The committee’s second report picks up on this issue. Paragraph 48 notes that it is awaiting confirmation of the detail of those procedures. It further notes that they should be put in place for all government departments and that it is unclear how the Government’s intention for a Secretary of State to notify Parliament when an adverse judgment is received would address the committee’s concerns. The Government have existing procedures in place through which they engage regularly with the staff of the Joint Committee on Human Rights to discuss plans to respond to judgments identifying incompatibilities in legislation. We believe this engagement should be sufficient to allay the committee’s concerns.
The noble Baroness, Lady Northover, and the noble Lord, Lord Collins, raised potential guidance to employers and employees. As the Committee knows, the committee suggested that the Government consider issuing guidance for employers and employees on two areas: first, what amounts to entering into a contract in the exercise of sovereign authority; and, secondly, what amounts to state conduct in the exercise of sovereign authority for the purposes of the Act.

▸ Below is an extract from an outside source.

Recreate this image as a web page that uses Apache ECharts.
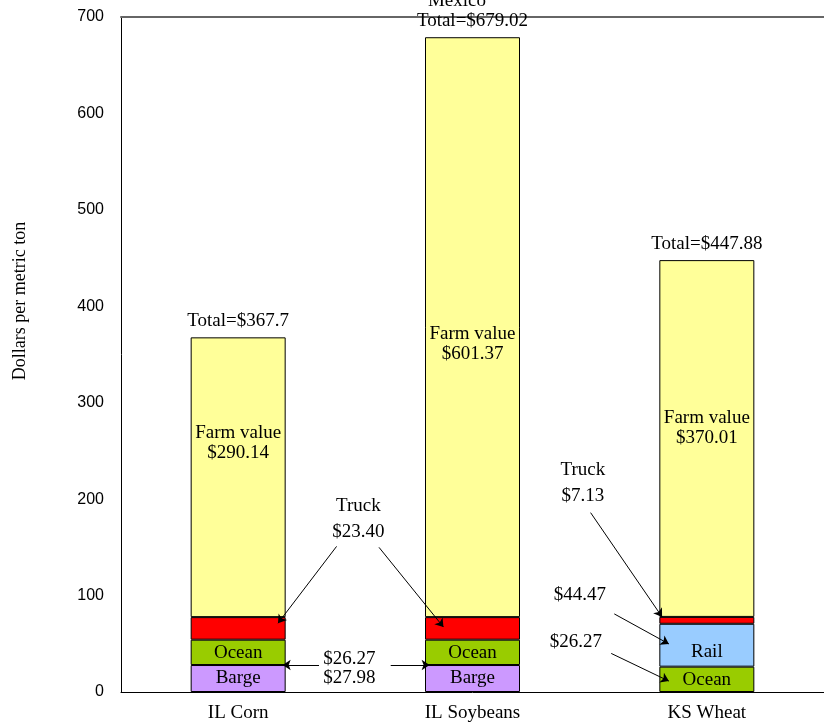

The Government have considered the committee’s comments and we understand the concerns raised that employers and employees should have greater certainty about what counts as sovereign authority in these areas. However, on balance, we do not consider it appropriate for the Government to issue guidance here, because it is ultimately for the courts to interpret these provisions based on the cases that come before them.

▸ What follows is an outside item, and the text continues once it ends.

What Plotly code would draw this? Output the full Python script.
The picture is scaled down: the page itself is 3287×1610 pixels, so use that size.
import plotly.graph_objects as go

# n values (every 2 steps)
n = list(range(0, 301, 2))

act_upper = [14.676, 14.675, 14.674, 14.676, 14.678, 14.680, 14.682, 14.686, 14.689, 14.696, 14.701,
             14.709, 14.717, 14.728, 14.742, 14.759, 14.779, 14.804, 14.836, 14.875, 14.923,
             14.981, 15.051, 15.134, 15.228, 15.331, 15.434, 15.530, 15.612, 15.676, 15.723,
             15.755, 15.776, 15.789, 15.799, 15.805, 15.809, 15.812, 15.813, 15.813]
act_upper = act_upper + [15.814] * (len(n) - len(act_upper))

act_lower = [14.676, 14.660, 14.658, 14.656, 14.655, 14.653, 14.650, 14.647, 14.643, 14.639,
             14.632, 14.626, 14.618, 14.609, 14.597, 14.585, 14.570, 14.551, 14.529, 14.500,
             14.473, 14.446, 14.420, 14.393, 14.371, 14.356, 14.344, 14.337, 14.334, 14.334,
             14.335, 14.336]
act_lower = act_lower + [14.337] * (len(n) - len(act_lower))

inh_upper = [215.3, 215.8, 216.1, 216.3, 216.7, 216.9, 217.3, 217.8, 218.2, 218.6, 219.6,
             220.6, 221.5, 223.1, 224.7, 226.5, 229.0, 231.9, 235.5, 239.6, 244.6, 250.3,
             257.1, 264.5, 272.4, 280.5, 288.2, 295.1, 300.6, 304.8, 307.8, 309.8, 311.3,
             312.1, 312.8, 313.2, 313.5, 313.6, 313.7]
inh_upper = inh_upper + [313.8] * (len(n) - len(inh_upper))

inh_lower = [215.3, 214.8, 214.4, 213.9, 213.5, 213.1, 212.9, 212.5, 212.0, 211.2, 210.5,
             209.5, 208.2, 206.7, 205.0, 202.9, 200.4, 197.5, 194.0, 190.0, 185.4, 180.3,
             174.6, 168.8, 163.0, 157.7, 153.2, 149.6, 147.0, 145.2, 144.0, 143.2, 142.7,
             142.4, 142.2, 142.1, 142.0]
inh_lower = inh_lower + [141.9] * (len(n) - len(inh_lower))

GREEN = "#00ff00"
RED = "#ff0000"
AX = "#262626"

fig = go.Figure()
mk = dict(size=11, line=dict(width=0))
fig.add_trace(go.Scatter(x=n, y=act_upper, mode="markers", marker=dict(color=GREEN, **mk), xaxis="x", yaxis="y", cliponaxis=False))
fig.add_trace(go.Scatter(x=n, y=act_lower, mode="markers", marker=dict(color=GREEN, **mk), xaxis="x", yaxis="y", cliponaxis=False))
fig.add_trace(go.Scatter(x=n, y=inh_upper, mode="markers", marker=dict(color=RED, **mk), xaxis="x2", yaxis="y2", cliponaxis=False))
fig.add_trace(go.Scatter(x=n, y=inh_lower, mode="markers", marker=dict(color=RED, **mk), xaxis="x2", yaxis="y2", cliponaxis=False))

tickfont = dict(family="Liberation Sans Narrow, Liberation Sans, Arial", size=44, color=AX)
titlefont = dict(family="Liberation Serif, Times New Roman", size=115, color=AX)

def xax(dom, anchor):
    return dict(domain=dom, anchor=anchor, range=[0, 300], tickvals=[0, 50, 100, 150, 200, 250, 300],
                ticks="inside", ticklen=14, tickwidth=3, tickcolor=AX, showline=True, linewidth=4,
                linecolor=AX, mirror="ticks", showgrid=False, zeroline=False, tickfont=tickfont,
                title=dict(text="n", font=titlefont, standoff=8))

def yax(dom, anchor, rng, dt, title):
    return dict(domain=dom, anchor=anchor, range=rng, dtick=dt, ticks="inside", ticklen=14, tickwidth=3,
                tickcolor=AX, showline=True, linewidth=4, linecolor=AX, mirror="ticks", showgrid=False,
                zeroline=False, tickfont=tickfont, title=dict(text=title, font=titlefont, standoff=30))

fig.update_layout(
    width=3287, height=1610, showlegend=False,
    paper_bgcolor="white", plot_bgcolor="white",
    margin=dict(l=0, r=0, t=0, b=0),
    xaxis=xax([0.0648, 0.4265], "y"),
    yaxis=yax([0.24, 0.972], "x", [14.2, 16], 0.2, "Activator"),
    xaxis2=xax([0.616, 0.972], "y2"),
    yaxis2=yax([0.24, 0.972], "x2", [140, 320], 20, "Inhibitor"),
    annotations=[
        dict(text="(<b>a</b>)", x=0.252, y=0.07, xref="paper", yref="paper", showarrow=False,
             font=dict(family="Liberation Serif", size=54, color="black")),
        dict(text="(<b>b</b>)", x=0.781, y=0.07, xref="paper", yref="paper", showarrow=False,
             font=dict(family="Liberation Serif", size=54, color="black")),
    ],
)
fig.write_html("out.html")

I note none the less that the Government broadly agree with the views set out by Lord Sumption in his judgment in the Benkharbouche case to the effect that, in general, purely domestic staff of a diplomatic or consular mission are unlikely to be employed based on contracts entered into as an exercise of sovereign authority and that dismissing an employee for reasons of state security would constitute state conduct in the exercise of sovereign authority.
The noble Lord, Lord Collins, asked how many cases the Government expect to see. I mentioned in my opening comments that there are 55 known cases, but we just do not know how many other cases there might be. I have asked my colleagues, but we do not have a number in the department; the unknowns are, I am afraid, unknown. However, as I said, there are 55 known cases and I think we can extrapolate from that.
I confirm that the order will apply from the date of the declaration of incompatibility, namely 18 October 2017. As I said, the Government are aware of approximately 55 other claims against diplomatic missions in London working their way through the courts. The order would allow those cases to be brought before the employment tribunal. Further delay in bringing the remedial order into force increases the risk of future claims against the FCDO succeeding.
I reiterate my thanks to those present for their support for this order and their insightful contributions—
I hear what the department’s view is in relation to guidance but my question was not simply about whether guidance would be issued; it was about whether it was felt necessary by the department or appropriate departments to consult worker organisations or, for that matter, foreign embassies. Has there been any consultation on whether such guidance might be necessary?
I note the noble Lord’s point. The Government’s view is that it is not necessary for the Government to produce that guidance. Therefore, I do not believe—I will need to check this afterwards—that there has been a consultation. Were guidance to be issued, then of course there would need to be a process, and that would include consultation. However, because of the position the Government have taken, I do not believe there has been such consultation. I hope that answers the noble Lord’s question. If I am wrong, I will get back to him in writing. In the meantime, I hope the Committee will support this order.